Now I don’t skip it.
It’s the first thing I reach for each year, before lilac, before elderflower—because it’s always the one that shows up first, almost like it’s starting the season for everything else.
Are the Flowers Edible?
Yes, though you must be careful. Only the yellow petals of Forsythia suspensa or F. x intermedia are safe to consume. The leaves and stems contain compounds that will upset your stomach, so you need to strip every flower from its green base.
Never harvest from bushes growing along busy roads or in areas where pesticides might drift.
These early bloomers are also critical food for the first emerging bees, so take sparingly from each bush and leave plenty behind.
How It Tastes
It tastes like honey that remembers being a flower. The forsythia adds a delicate, grassy note—somewhere between fresh pear and chamomile tea. The lemon peel keeps the sweetness bright and prevents that flat, cloying taste you get with some floral syrups. It is subtle. You won’t taste it and think of perfume or soap. You’ll taste it and think of thawing soil and warm wind.
What You Need
- 2 cups fresh forsythia flowers ([Forsythia] spp.), stems removed, loosely packed
- 2½ cups filtered water
- 1 cup raw honey (clover or wildflower)
- Zest of 1 organic lemon, peeled in wide strips with a vegetable peeler
Pick the flowers on a dry morning after the dew evaporates. You want fully opened yellow bells, not the tight green buds. Shake each cluster gently to evict spiders and beetles.
Then use your fingernails to strip the petals from the stems. Discard every bit of green. Do not wash the flowers—moisture dilutes the flavor and shortens the shelf life.
Making the Syrup
Bring the water and honey to a boil in a small saucepan over medium-high heat. Reduce the heat to low, add the lemon peel strips, and simmer for 20 minutes.
The liquid will turn pale gold and your kitchen will smell like a bakery.
While the syrup simmers, place your prepared forsythia flowers into a medium-sized heat-safe bowl. Glass or ceramic works best.
Pour the hot syrup directly over the flowers. They will wilt immediately, bleeding their color into the liquid.
Leave the bowl uncovered and let it cool at room temperature for exactly one hour. This steeping period is crucial—the flowers release their essence as the temperature drops.
Strain the mixture through a fine-mesh sieve lined with cheesecloth. Gather the cloth and squeeze gently, but do not wring it out forcefully or you’ll extract bitterness from the flower bases. Compost the spent flowers and lemon peel.
Pour the finished syrup into a clean glass jar and seal it tight. Store in the refrigerator.
Ways to Use It
Stir two tablespoons into hot water with a cinnamon stick. Pour over thick Greek yogurt with toasted walnuts. Mix with sparkling water and ice for a floral soda. Brush onto chicken thighs during the last two minutes of grilling for a glossy glaze. Or do what my mother does—keep a jar in the fridge and add a spoonful to morning tea while you wait for the next batch of flowers to open.

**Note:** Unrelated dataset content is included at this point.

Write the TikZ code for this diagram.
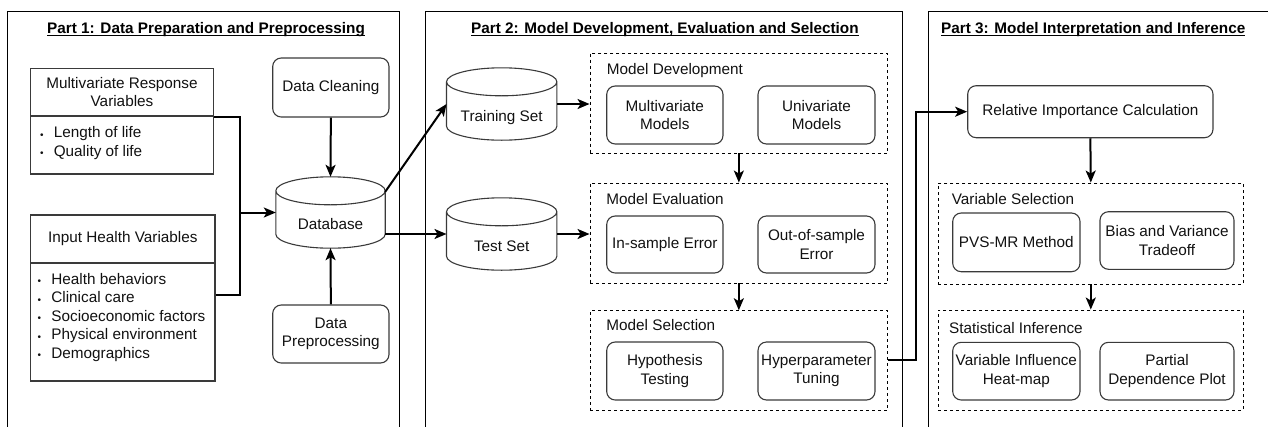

Forsythia Blossom Syrup with Honey and Lemon
Ingredients
- fresh forsythia flowers (stems removed) 2 cups
- filtered water 2½ cups
- raw honey 1 cup
- Zest of 1 organic lemon (peeled in wide strips)
Instructions
- Strip forsythia flowers from stems; discard all green parts. Place flowers in a medium heat-safe bowl.
- Bring water and honey to a boil in a small saucepan over medium-high heat.
- Reduce heat to low, add lemon zest, and simmer for 20 minutes.
- Pour hot syrup over the flowers. Let cool uncovered for 1 hour.
- Strain through cheesecloth into a bowl, squeezing gently. Compost flowers and zest.
- Store in an airtight container in the refrigerator for up to 1 month.